I happen to be a man with a vowel at the end of my last name who lived half his life in the Northeast and half his life in the Southeast region of the United States. So, what the hell am I doing with the words ‘John’ and ‘Coltrane’ on my tongue?
Well, to put it bluntly, I wouldn’t have been able to answer that question before I moved to High Point, North Carolina back in 2005, where the legendary jazz musician grew up in a cozy bungalow on Underhill Street.
One of my first memories of visiting the small, furniture town of High Point happened on a late night stroll down Hamilton Street. I was set to interview the next day at a local middle school (where I currently teach), and I couldn’t have felt more like a fish out of water if I tried. Just the day before, I’d driven over the 59th Street Bridge from my apartment in Harlem to one of the most diverse classroom settings in the nation in Corona, Queens. Now I stood in a classically-constructed version of Main Street America, where people said “y’all” instead of “yous” and the closest thing I could find to an Italian hoagie was a dang chicken biscuit.
I was nervous as hell. Uncomfortable. Out of sorts.
Then I looked up and saw a statue. It was a man with his top button open, his collar splayed wide, and his saxophone hanging idly at his chest. His eyes were soft, serene, and bursting with character even in their bronze-cast forms.
It was him.
The Legend of Jazz.
I immediately felt at ease and I couldn’t for the life of me figure out why. I mean, I didn’t know a thing about John Coltrane, but somehow in that moment as I stood in the shadow of his statue, I knew he was special. I knew he was the sort of man who had the ability to see things and hear things the rest of us could only dream about. I don’t know how I knew–whether it was the brooding creases on his forehead, or the sparkle of understanding in his eyes–but I knew in an instant he would occupy my thoughts from that point forward.
And that’s one of the most important moments I can remember in how I eventually made a decision to move almost a thousand miles away from my nearest family members to live in a town that one member of the next day’s teaching interview lovingly referred to as ‘East Podunk, USA’.

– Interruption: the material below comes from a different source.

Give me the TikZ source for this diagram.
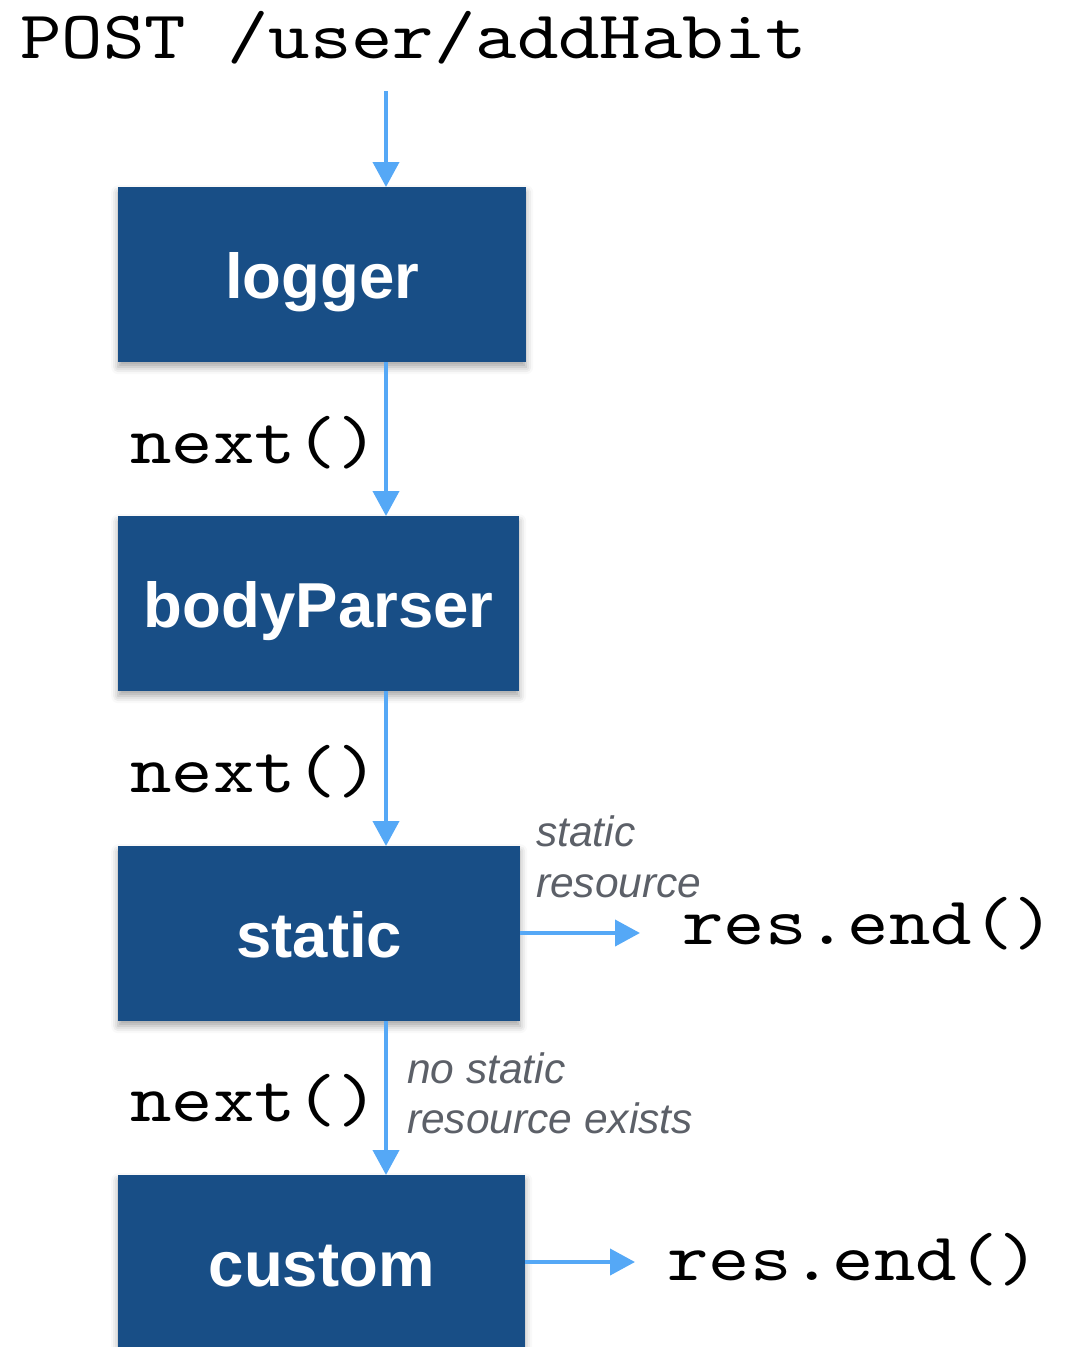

See, John Coltrane does not only epitomize everything that is real and innovative and genuine about jazz music. No. What I came to find in my time living in Trane’s hometown and through hours of relentless research on the man, is that he epitomized everything that was real and innovative and genuine about humanity. From his deep understanding of philosophy and world religion to his undying devotion to mathematics in the form of music, everything about John Coltrane epitomized what could be real and innovative and genuine about life on this planet once again–long after we’ve seemingly lost the thread, Coltrane proved through his music that we can find the loose ends and tie them up anew in the tightness of a melody.
It took me a long time, but I finally realized my sudden obsession with John Coltrane that began on a strange evening on my first night in High Point, North Carolina had nothing to do with race or gender or talent or non-talent or anything other than the essence of what it means to be human. To be a student of living. To care for others and to take care in how we go about accomplishing life’s most elusive goals.
To search for the sound in everything around us.
In John Coltrane we had a human being with great flaws; a man once wracked by addiction; a man who at one time almost gave up on his dream; but also a man who sought to understand the underlying conflicts people faced across all boundaries, who was a student of spirituality in all its forms, and whose dogged determination and drive to master his craft lead to the type of sound that defines the hopes, dreams, and also the heartache of an entire nation.
For a young man like Cordy Wheaton, my protagonist in the young adult novel ON THE WAY TO BIRDLAND, John Coltrane is the light. He is the inspiration that beckons Cordy out of the darkness. Out from behind his own shadows. Out of the cave, if you will, and into a new reality that moves and shakes and clashes in beautiful contrasts like a perfectly-conducted jazz tune.
Like Trane himself.
For a young man like Cordy Wheaton, nothing can be more motivating, more inspiring than a jazz legend who once tossed a baseball down Underhill Street, toiling for hours each day with a wet reed in his mouth, until he found himself making sweet melodies alongside folks like Dizzy Gillespie, Duke Ellington, Miles Davis, and Charlie Parker. For a young man like Cordy Wheaton, and for a once-young teacher and writer like myself, it doesn’t matter if your hero looks like you or speaks like you or lives in the same type of community as you. All that matters is that your hero saw beauty in everything around him. He saw promise in it too. And he cultivated the beauty in the best way he knew how: through his music.
Both Cordy Wheaton and Frank Morelli admire that about Trane. They admire it so much they’ll happily follow the legend’s unique sound–and his lead–wherever it may take them.